Buurtgezinnen laten de tranen van eenzaamheid verdwijnen

De taal niet machtig zijn, geen sociale contacten hebben met de kans om in een isolement te raken. Voor nieuwe Nederlanders is het soms niet makkelijk om in hun nieuwe omgeving te aarden. De stichting Buurtgezinnen wil daar met koppelingen van Nederlandse stellen aan nieuwkomers hulp bieden en de ervaring leert: dat lukt ze uitstekend.

Marga is in Amsterdam-Zuid de 75ste koppeling die de stichting buurtgezinnen heeft weten te maken, Ze komt sinds anderhalve maand wekelijks over de vloer bij een Afrikaans gezin met drie jonge kinderen dat ook is gekoppeld aan een gezin met kinderen in de Rivierenbuurt. “We proberen zo vel mogelijk gezinnen te koppelen, zodat ook voor de kinderen van nieuwkomers een match kan worden gemaakt. Maar de rol van Marga is van enorme meerwaarde. Ze is een soort oma in het gezin en voor elk kind is een opa pof oma natuurlijk een welkome aanvulling in de opvoeding. De kinderen zijn gek met haar”, vertelt Lobke Rooswinkel, coördinator in stadsdeel Zuid van de stichting buurtgezinnen. “Maar ik heb ook altijd koekjes bij me”, zegt Marga lachend.

Stichting Buurtgezinnen is een sociale onderneming, opgericht in 2015 door pedagoog en (pleeg)moeder Leontine Bibo.
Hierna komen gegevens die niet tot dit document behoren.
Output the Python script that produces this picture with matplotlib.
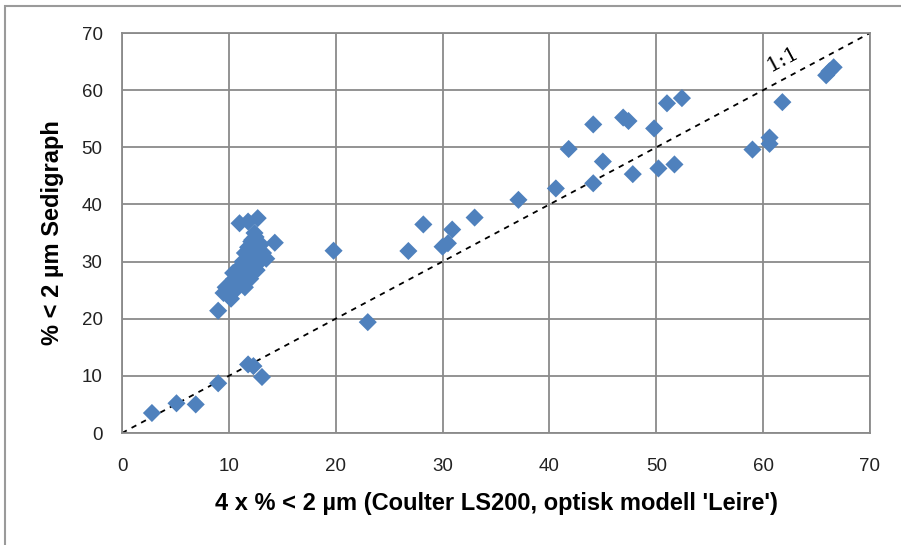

Door gezinnen die het moeilijk hebben te koppelen aan een stabiel steungezin in de buurt, wil de stichting voorkomen dat problemen in gezinnen verergeren. Buurtgezinnen wil eraan bijdragen dat kinderen thuis in hun eigen gezin kunnen (blijven) opgroeien. Lobke: “Onder het motto: Opvoeden doen we samen, werkt Buurtgezinnen mee aan een maatschappij waar we elkaar weer meer helpen met het grootbrengen van kinderen.”

De 79-jarige Amsterdamse Marga had al eerder over de stichting Buurtgezinnen gehoord, vond het een mooi initiatief maar had niet het idee dat het iets voor haar zou zijn. “Ik dacht, ik ben 79 en zie mezelf niet met een stel kinderen naar de speeltuin gaan.” Tot ze tijdens een voorlichtingsavond van de stichting – die ze bezocht op aanraden van een vriendin die betrokken was geweest bij de oprichting van Buurtgezinnen – in contact kwam met een vrouw naast haar. “Die legde uit wat het een beetje inhield, dat ze de steun is van de familie waarop ze altijd kunnen rekenen en… dat ook zij niet meer met de kinderen in de ringen ging hangen. Dus ik had zoiets van dat het misschien toch mogelijk was. Samen iets ontwikkelen dat wenselijk is. Dat sprak me toch wel aan.”

Gewenningsperiode

Er is altijd ook een gewenningsperiode van zeker anderhalve maand, vertelt Lobke. Zij is verantwoordelijk voor het koppelen van vraaggezinnen aan steungezinnen en deze koppeling te begeleiden en te monitoren. “Steungezinnen zijn belangrijk voor het vraaggezin, maar we merken steeds meer dat senioren ook een meerwaarde geven. Zo koppelde ik onlangs een jonge alleenstaande moeder met een kindje van zes weken aan een lieve steunoma die sinds kort met pensioen ‘moest’ en nog zo graag wat wilde betekenen voor anderen. Nu gaat ze eens per week het baby’tje ophalen bij de opvang zodat de moeder rustig haar werk kan afronden en gezellig kan aansluiten bij oma voor het avondeten. Dit is een win-winsituatie, want zowel oma als de jonge moeder voelen zich dankzij deze mooie match van buurtgezinnen minder alleen in de wijk”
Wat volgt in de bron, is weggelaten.